**YOUR GOAL**
Copy exactly the lines that run from the top of the listing to the line containing "const euclidCenter = [8.08, 0.034];", both ends included, and omit the pictures.

**GIVEN INFORMATION**
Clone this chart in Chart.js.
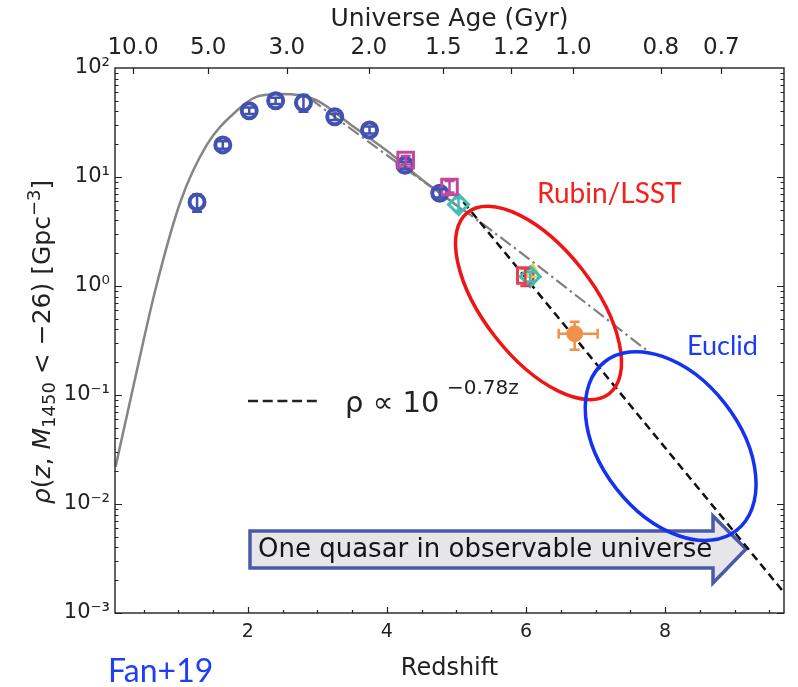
<!DOCTYPE html>
<html>
<head>
<meta charset="utf-8">
<script src="https://cdn.jsdelivr.net/npm/chart.js@4.4.1/dist/chart.umd.min.js"></script>
<style>
  html, body { margin: 0; padding: 0; background: #fff; }
  #wrap { width: 798px; height: 687px; position: relative; }
</style>
</head>
<body>
<div id="wrap"><canvas id="qlf"></canvas></div>
<script>
// ---- data ----
// SDSS-like blue circles
const sdssZ   = [1.27, 1.64, 2.02, 2.40, 2.80, 3.25, 3.75, 4.26, 4.76];
const sdssRho = [5.9, 19.7, 40.5, 50.0, 48.0, 35.7, 27.0, 12.8, 7.1];
const sdssLo  = [4.8, 18.2, 37.8, 46.8, 39.7, 33.4, 25.0, 11.8, 6.5];
const sdssHi  = [6.9, 21.3, 43.4, 53.4, 56.5, 38.1, 29.0, 13.8, 7.7];

// magenta open squares
const magZ   = [4.27, 4.90];
const magRho = [14.3, 8.1];
const magLo  = [13.0, 7.2];
const magHi  = [15.6, 9.2];

// cyan diamonds
const cyanZ   = [5.03, 6.06];
const cyanRho = [5.6, 1.22];
const cyanLo  = [4.9, 1.10];
const cyanHi  = [6.4, 1.35];

// z~6 red square + yellow marker
const redZ   = [5.99];
const redRho = [1.25];
const redLo  = [1.00];
const redHi  = [1.45];
const yelZ   = [6.10];
const yelRho = [1.32];

// z~6.7 orange point
const oraZ   = [6.70];
const oraRho = [0.365];
const oraLo  = [0.26];
const oraHi  = [0.47];
const oraZLo = [6.47];
const oraZHi = [7.03];

// solid gray model curve
const fitZ   = [0.10, 0.14, 0.36, 0.67, 1.03, 1.41, 1.84, 2.13, 2.46, 2.75, 3.0, 3.5, 4.0, 4.5, 5.0, 5.1];
const fitRho = [0.022, 0.029, 0.125, 0.92, 5.9, 19.7, 40.5, 54.6, 57.7, 56.0, 50.1, 29.5, 17.4, 9.5, 5.5, 4.9];

// dash-dot gray curve
const ddZ   = [2.9, 3.37, 4.13, 5.43, 7.73];
const ddRho = [52.0, 31.2, 13.8, 3.5, 0.259];

// black dashed power law  rho ~ 10^(-0.78 z)
const plZ   = [5.1, 9.71];
const plRho = [5.9, 0.00154];

// axes
const zTicks = [2, 4, 6, 8];
const ageTickZ = [0.35, 1.43, 2.56, 3.74, 4.81, 5.79, 6.68, 7.94, 8.81];
const ageTickLabels = ['10.0', '5.0', '3.0', '2.0', '1.5', '1.2', '1.0', '0.8', '0.7'];
const yDecades = [1e-3, 1e-2, 1e-1, 1, 10, 100];
const yDecadeLabels = ['10⁻³', '10⁻²', '10⁻¹', '10⁰', '10¹', '10²'];

// survey ellipses (centre in data units)
const rubinCenter = [6.18, 0.70];
const euclidCenter = [8.08, 0.034];

const pts = (xs, ys) => xs.map((x, i) => ({ x: x, y: ys[i] }));
const FONT = "'DejaVu Sans', sans-serif";
const LABEL = "Lato, 'Open Sans', sans-serif";

// error bars, drawn from yLo/yHi (and xLo/xHi) on each dataset
const errorBars = {
  id: 'errorBars',
  afterDatasetsDraw(chart) {
    const { ctx, scales: { x, y } } = chart;
    chart.data.datasets.forEach(ds => {
      if (!ds.yLo) return;
      ctx.save();
      ctx.strokeStyle = ds.borderColor;
      ctx.lineWidth = 2.5;
      ds.data.forEach((p, i) => {
        const px = x.getPixelForValue(p.x);
        const py = y.getPixelForValue(p.y);
        const lo = y.getPixelForValue(ds.yLo[i]);
        const hi = y.getPixelForValue(ds.yHi[i]);
        ctx.beginPath();
        ctx.moveTo(px, lo); ctx.lineTo(px, hi);
        ctx.moveTo(px - 5, lo); ctx.lineTo(px + 5, lo);
        ctx.moveTo(px - 5, hi); ctx.lineTo(px + 5, hi);
        if (ds.xLo) {
          const l = x.getPixelForValue(ds.xLo[i]);
          const r = x.getPixelForValue(ds.xHi[i]);
          ctx.moveTo(l, py); ctx.lineTo(r, py);
          ctx.moveTo(l, py - 5); ctx.lineTo(l, py + 5);
          ctx.moveTo(r, py - 5); ctx.lineTo(r, py + 5);
        }
        ctx.stroke();
      });
      ctx.restore();
    });
  }
};

// the "one quasar" arrow sits under the curves
const arrowBox = {
  id: 'arrowBox',
  beforeDatasetsDraw(chart) {
    const ctx = chart.ctx;
    ctx.save();
    ctx.beginPath();
    ctx.moveTo(250, 531);
    ctx.lineTo(713, 531);
    ctx.lineTo(713, 516);
    ctx.lineTo(746, 549);
    ctx.lineTo(713, 583);
    ctx.lineTo(713, 568);
    ctx.lineTo(250, 568);
    ctx.closePath();
    ctx.fillStyle = '#e6e6e8';
    ctx.fill();
    ctx.strokeStyle = '#4a5aa8';
    ctx.lineWidth = 3.5;
    ctx.stroke();
    ctx.fillStyle = '#151515';
    ctx.font = '26px ' + FONT;
    ctx.textBaseline = 'middle';
    ctx.fillText('One quasar in observable universe', 258, 550);
    ctx.restore();
  }
};

// ellipses, labels and the power-law key
const notes = {
  id: 'notes',
  afterDatasetsDraw(chart) {
    const { ctx, scales: { x, y } } = chart;
    ctx.save();
    ctx.lineWidth = 3.5;
    ctx.strokeStyle = '#f01414';
    ctx.beginPath();
    ctx.ellipse(x.getPixelForValue(rubinCenter[0]), y.getPixelForValue(rubinCenter[1]), 115, 55, 52 * Math.PI / 180, 0, 2 * Math.PI);
    ctx.stroke();
    ctx.strokeStyle = '#1432f0';
    ctx.beginPath();
    ctx.ellipse(x.getPixelForValue(euclidCenter[0]), y.getPixelForValue(euclidCenter[1]), 107, 69, 52 * Math.PI / 180, 0, 2 * Math.PI);
    ctx.stroke();

    ctx.textBaseline = 'alphabetic';
    ctx.fillStyle = '#f5201a';
    ctx.font = '28px ' + LABEL;
    ctx.fillText('Rubin/LSST', 537, 203);
    ctx.fillStyle = '#1a3cf5';
    ctx.font = '27px ' + LABEL;
    ctx.fillText('Euclid', 687, 355);

    // key for the dashed line
    ctx.strokeStyle = '#222';
    ctx.lineWidth = 2.5;
    ctx.setLineDash([10, 4.7]);
    ctx.beginPath();
    ctx.moveTo(248, 401); ctx.lineTo(318, 401);
    ctx.stroke();
    ctx.setLineDash([]);
    ctx.fillStyle = '#222';
    ctx.font = '29px ' + FONT;
    ctx.fillText('ρ ∝ 10', 345, 412);
    ctx.font = '20px ' + FONT;
    ctx.fillText('−0.78z', 447, 394);
    ctx.restore();
  },
  afterDraw(chart) {
    const ctx = chart.ctx;
    ctx.save();
    ctx.fillStyle = '#1f3ff0';
    ctx.font = '32px ' + LABEL;
    ctx.textBaseline = 'alphabetic';
    ctx.fillText('Fan+19', 108, 682);

    // y-axis label with real sub/superscripts, rotated
    const parts = [
      ['ρ', 'italic 25px', 0], ['(', '25px', 0], ['z', 'italic 25px', 0], [', ', '25px', 0],
      ['M', 'italic 25px', 0], ['1450', '18px', 5], [' < −26) [Gpc', '25px', 0],
      ['−3', '18px', -10], [']', '25px', 0]
    ];
    let total = 0;
    parts.forEach(p => { ctx.font = p[1] + ' ' + FONT; total += ctx.measureText(p[0]).width; });
    ctx.translate(42, 342);
    ctx.rotate(-Math.PI / 2);
    ctx.fillStyle = '#222';
    let cx = -total / 2;
    parts.forEach(p => {
      ctx.font = p[1] + ' ' + FONT;
      ctx.fillText(p[0], cx, 8 + p[2]);
      cx += ctx.measureText(p[0]).width;
    });
    ctx.restore();
  }
};

// frame and inward ticks (matplotlib style)
const frameTicks = {
  id: 'frameTicks',
  afterDraw(chart) {
    const { ctx, chartArea: a, scales: { x, y } } = chart;
    ctx.save();
    ctx.strokeStyle = '#222';
    ctx.lineWidth = 1.4;
    ctx.strokeRect(a.left, a.top, a.right - a.left, a.bottom - a.top);
    ctx.lineWidth = 1.2;
    ctx.beginPath();
    for (let v = 0.5; v < x.max; v += 0.5) {
      const px = Math.round(x.getPixelForValue(v)) + 0.5;
      const len = (v % 2 === 0) ? 6 : 3;
      ctx.moveTo(px, a.bottom); ctx.lineTo(px, a.bottom - len);
    }
    ageTickZ.forEach(v => {
      const px = Math.round(x.getPixelForValue(v)) + 0.5;
      ctx.moveTo(px, a.top); ctx.lineTo(px, a.top + 6);
    });
    for (let d = -3; d <= 1; d++) {
      for (let m = 1; m <= 9; m++) {
        const py = Math.round(y.getPixelForValue(m * Math.pow(10, d))) + 0.5;
        const len = m === 1 ? 7 : 3.5;
        ctx.moveTo(a.left, py); ctx.lineTo(a.left + len, py);
        ctx.moveTo(a.right, py); ctx.lineTo(a.right - len, py);
      }
    }
    ctx.stroke();
    ctx.restore();
  }
};

new Chart(document.getElementById('qlf'), {
  type: 'scatter',
  data: {
    datasets: [
      {
        label: 'model', data: pts(fitZ, fitRho), showLine: true, order: 10,
        borderColor: '#858585', borderWidth: 2.5, pointRadius: 0, cubicInterpolationMode: 'monotone'
      },
      {
        label: 'dash-dot', data: pts(ddZ, ddRho), showLine: true, order: 9,
        borderColor: '#808080', borderWidth: 2.2, borderDash: [13, 4, 2.5, 4], pointRadius: 0, cubicInterpolationMode: 'monotone'
      },
      {
        label: 'power law', data: pts(plZ, plRho), showLine: true, order: 8,
        borderColor: '#111', borderWidth: 2.5, borderDash: [8, 5], pointRadius: 0
      },
      {
        label: 'SDSS', data: pts(sdssZ, sdssRho), order: 1, yLo: sdssLo, yHi: sdssHi,
        pointStyle: 'circle', pointRadius: 7.5, borderWidth: 4,
        borderColor: '#4152b0', backgroundColor: 'rgba(0,0,0,0)'
      },
      {
        label: 'magenta', data: pts(magZ, magRho), order: 0, yLo: magLo, yHi: magHi,
        pointStyle: 'rect', pointRadius: 11, borderWidth: 3,
        borderColor: '#c2489e', backgroundColor: 'rgba(0,0,0,0)'
      },
      {
        label: 'cyan', data: pts(cyanZ, cyanRho), order: 0, yLo: cyanLo, yHi: cyanHi,
        pointStyle: 'rectRot', pointRadius: 10, borderWidth: 3,
        borderColor: '#3fbdb7', backgroundColor: 'rgba(0,0,0,0)'
      },
      {
        label: 'yellow', data: pts(yelZ, yelRho), order: 0,
        pointStyle: 'triangle', pointRadius: 8, borderWidth: 2.5,
        borderColor: '#e3cf4a', backgroundColor: 'rgba(0,0,0,0)'
      },
      {
        label: 'red', data: pts(redZ, redRho), order: 0, yLo: redLo, yHi: redHi,
        pointStyle: 'rect', pointRadius: 11, borderWidth: 3,
        borderColor: '#e2404e', backgroundColor: 'rgba(0,0,0,0)'
      },
      {
        label: 'orange', data: pts(oraZ, oraRho), order: 0, yLo: oraLo, yHi: oraHi, xLo: oraZLo, xHi: oraZHi,
        pointStyle: 'circle', pointRadius: 8, borderWidth: 1,
        borderColor: '#f0914a', backgroundColor: '#f0914a'
      }
    ]
  },
  options: {
    responsive: true,
    maintainAspectRatio: false,
    animation: false,
    layout: { padding: { left: 0, right: 13, top: 0, bottom: 0 } },
    plugins: { legend: { display: false }, tooltip: { enabled: false } },
    scales: {
      x: {
        type: 'linear', position: 'bottom', min: 0.09, max: 9.71,
        afterBuildTicks: s => { s.ticks = zTicks.map(v => ({ value: v })); },
        afterFit: s => { s.height = 74; },
        grid: { display: false, drawTicks: false },
        border: { display: false },
        ticks: { color: '#222', font: { family: FONT, size: 19 }, padding: 8, callback: v => String(v) },
        title: { display: true, text: 'Redshift', color: '#222', font: { family: FONT, size: 24 }, padding: { top: 0, bottom: 4 } }
      },
      x2: {
        type: 'linear', position: 'top', min: 0.09, max: 9.71,
        afterBuildTicks: s => { s.ticks = ageTickZ.map(v => ({ value: v })); },
        afterFit: s => { s.height = 68; },
        grid: { display: false, drawTicks: false },
        border: { display: false },
        ticks: { color: '#222', font: { family: FONT, size: 23 }, padding: 6, callback: (v, i) => ageTickLabels[i] },
        title: { display: true, text: 'Universe Age (Gyr)', color: '#222', font: { family: FONT, size: 25 }, padding: { top: 4, bottom: 0 } }
      },
      y: {
        type: 'logarithmic', min: 1e-3, max: 1e2,
        afterBuildTicks: s => { s.ticks = yDecades.map(v => ({ value: v })); },
        afterFit: s => { s.width = 115; },
        grid: { display: false, drawTicks: false },
        border: { display: false },
        ticks: { color: '#222', font: { family: FONT, size: 21 }, padding: 5, callback: (v, i) => yDecadeLabels[i] },
        title: { display: false }
      }
    }
  },
  plugins: [arrowBox, errorBars, notes, frameTicks]
});
</script>
</body>
</html>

**RESULT OF THIS EXERCISE**
Clone this chart in Chart.js.
<!DOCTYPE html>
<html>
<head>
<meta charset="utf-8">
<script src="https://cdn.jsdelivr.net/npm/chart.js@4.4.1/dist/chart.umd.min.js"></script>
<style>
  html, body { margin: 0; padding: 0; background: #fff; }
  #wrap { width: 798px; height: 687px; position: relative; }
</style>
</head>
<body>
<div id="wrap"><canvas id="qlf"></canvas></div>
<script>
// ---- data ----
// SDSS-like blue circles
const sdssZ   = [1.27, 1.64, 2.02, 2.40, 2.80, 3.25, 3.75, 4.26, 4.76];
const sdssRho = [5.9, 19.7, 40.5, 50.0, 48.0, 35.7, 27.0, 12.8, 7.1];
const sdssLo  = [4.8, 18.2, 37.8, 46.8, 39.7, 33.4, 25.0, 11.8, 6.5];
const sdssHi  = [6.9, 21.3, 43.4, 53.4, 56.5, 38.1, 29.0, 13.8, 7.7];

// magenta open squares
const magZ   = [4.27, 4.90];
const magRho = [14.3, 8.1];
const magLo  = [13.0, 7.2];
const magHi  = [15.6, 9.2];

// cyan diamonds
const cyanZ   = [5.03, 6.06];
const cyanRho = [5.6, 1.22];
const cyanLo  = [4.9, 1.10];
const cyanHi  = [6.4, 1.35];

// z~6 red square + yellow marker
const redZ   = [5.99];
const redRho = [1.25];
const redLo  = [1.00];
const redHi  = [1.45];
const yelZ   = [6.10];
const yelRho = [1.32];

// z~6.7 orange point
const oraZ   = [6.70];
const oraRho = [0.365];
const oraLo  = [0.26];
const oraHi  = [0.47];
const oraZLo = [6.47];
const oraZHi = [7.03];

// solid gray model curve
const fitZ   = [0.10, 0.14, 0.36, 0.67, 1.03, 1.41, 1.84, 2.13, 2.46, 2.75, 3.0, 3.5, 4.0, 4.5, 5.0, 5.1];
const fitRho = [0.022, 0.029, 0.125, 0.92, 5.9, 19.7, 40.5, 54.6, 57.7, 56.0, 50.1, 29.5, 17.4, 9.5, 5.5, 4.9];

// dash-dot gray curve
const ddZ   = [2.9, 3.37, 4.13, 5.43, 7.73];
const ddRho = [52.0, 31.2, 13.8, 3.5, 0.259];

// black dashed power law  rho ~ 10^(-0.78 z)
const plZ   = [5.1, 9.71];
const plRho = [5.9, 0.00154];

// axes
const zTicks = [2, 4, 6, 8];
const ageTickZ = [0.35, 1.43, 2.56, 3.74, 4.81, 5.79, 6.68, 7.94, 8.81];
const ageTickLabels = ['10.0', '5.0', '3.0', '2.0', '1.5', '1.2', '1.0', '0.8', '0.7'];
const yDecades = [1e-3, 1e-2, 1e-1, 1, 10, 100];
const yDecadeLabels = ['10⁻³', '10⁻²', '10⁻¹', '10⁰', '10¹', '10²'];

// survey ellipses (centre in data units)
const rubinCenter = [6.18, 0.70];
const euclidCenter = [8.08, 0.034];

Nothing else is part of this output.